MIME type detection at this level is a switch statement or a small lookup table mapping file extensions to strings. .html maps to text/html; charset=utf-8. .css maps to text/css. Anything unrecognized gets application/octet-stream. This is what every serious server does under the hood, except with a much larger table and, sometimes, content sniffing for files whose extensions are missing or wrong.

The Concurrency Problem

The accept() loop shown above is single-threaded. One request at a time. While handle_request() is running, every other incoming connection waits. For a local development server or a toy project, this is fine. For anything resembling production, it is not.

The classical approaches to concurrency in C network servers are:

  • fork() a child process per accepted connection (the Apache prefork model)
  • Spawn a thread per connection using pthread_create()
  • Use select() or poll() to multiplex multiple connections in a single thread
  • Use epoll() on Linux (or kqueue() on BSD/macOS) for efficient event-driven I/O at scale

Each approach has different resource costs and complexity tradeoffs. fork() is simple but expensive. Threads are cheaper but introduce shared-state hazards. epoll() scales to tens of thousands of connections but requires restructuring the entire server around non-blocking I/O and an event loop. nginx uses an event-driven model built on epoll(); that architecture, not any parsing trick, is what lets it handle the connection counts it handles.

A 1000-line server picks one of the first two options, or stays single-threaded and acknowledges the limitation.

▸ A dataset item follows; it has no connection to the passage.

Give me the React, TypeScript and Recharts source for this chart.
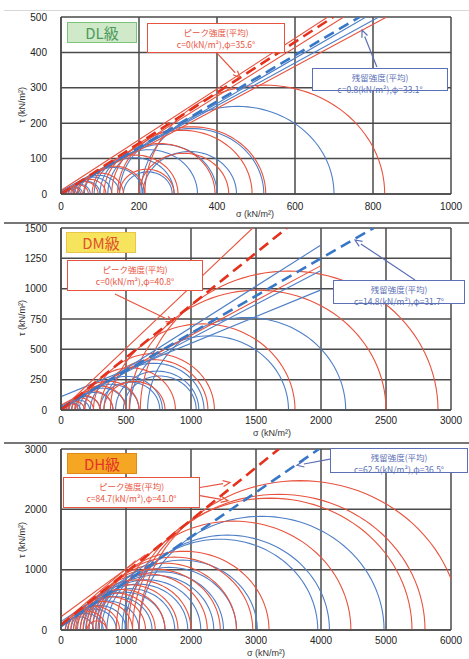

What 1000 Lines Buys You, and What It Doesn’t

A well-written minimal C HTTP server will handle:

  • GET requests for static files
  • Basic POST with Content-Length
  • Correct status codes for 200, 404, and 500
  • Standard response headers
  • A reasonable subset of MIME types

It will not handle:

  • TLS (HTTPS requires a library like OpenSSL or mbedTLS, which is an entire project in itself)
  • HTTP/2 or HTTP/3
  • Chunked transfer encoding in either direction
  • Request pipelining
  • Range requests (Range: bytes=0-1023)
  • Compression (Content-Encoding: gzip)
  • Virtual hosting
  • URL decoding and path normalization done correctly

This is not a criticism of the exercise. The omissions are the point. Writing the server shows you the floor of what web infrastructure does, and the omissions show you the ceiling. When you read that nginx is 300,000 lines of C, the delta between 1000 and 300,000 is now concrete rather than abstract.

Why the Exercise Is Worth Doing

Reading RFC 9110 and RFC 9112 in the abstract is useful. Writing a server that has to comply with them is a different kind of understanding. The parsing challenge forces you to read the spec carefully. The connection management section becomes relevant when your browser hangs. The concurrency question becomes real when you try to load a page with multiple assets.

The POSIX socket API has been stable for decades. The HTTP parsing problem has the same shape whether you’re writing a learning exercise or a production library. Building a minimal server doesn’t make you qualified to deploy one, but it does make the production servers legible in a way they weren’t before. That’s the return on a weekend and a thousand lines of C.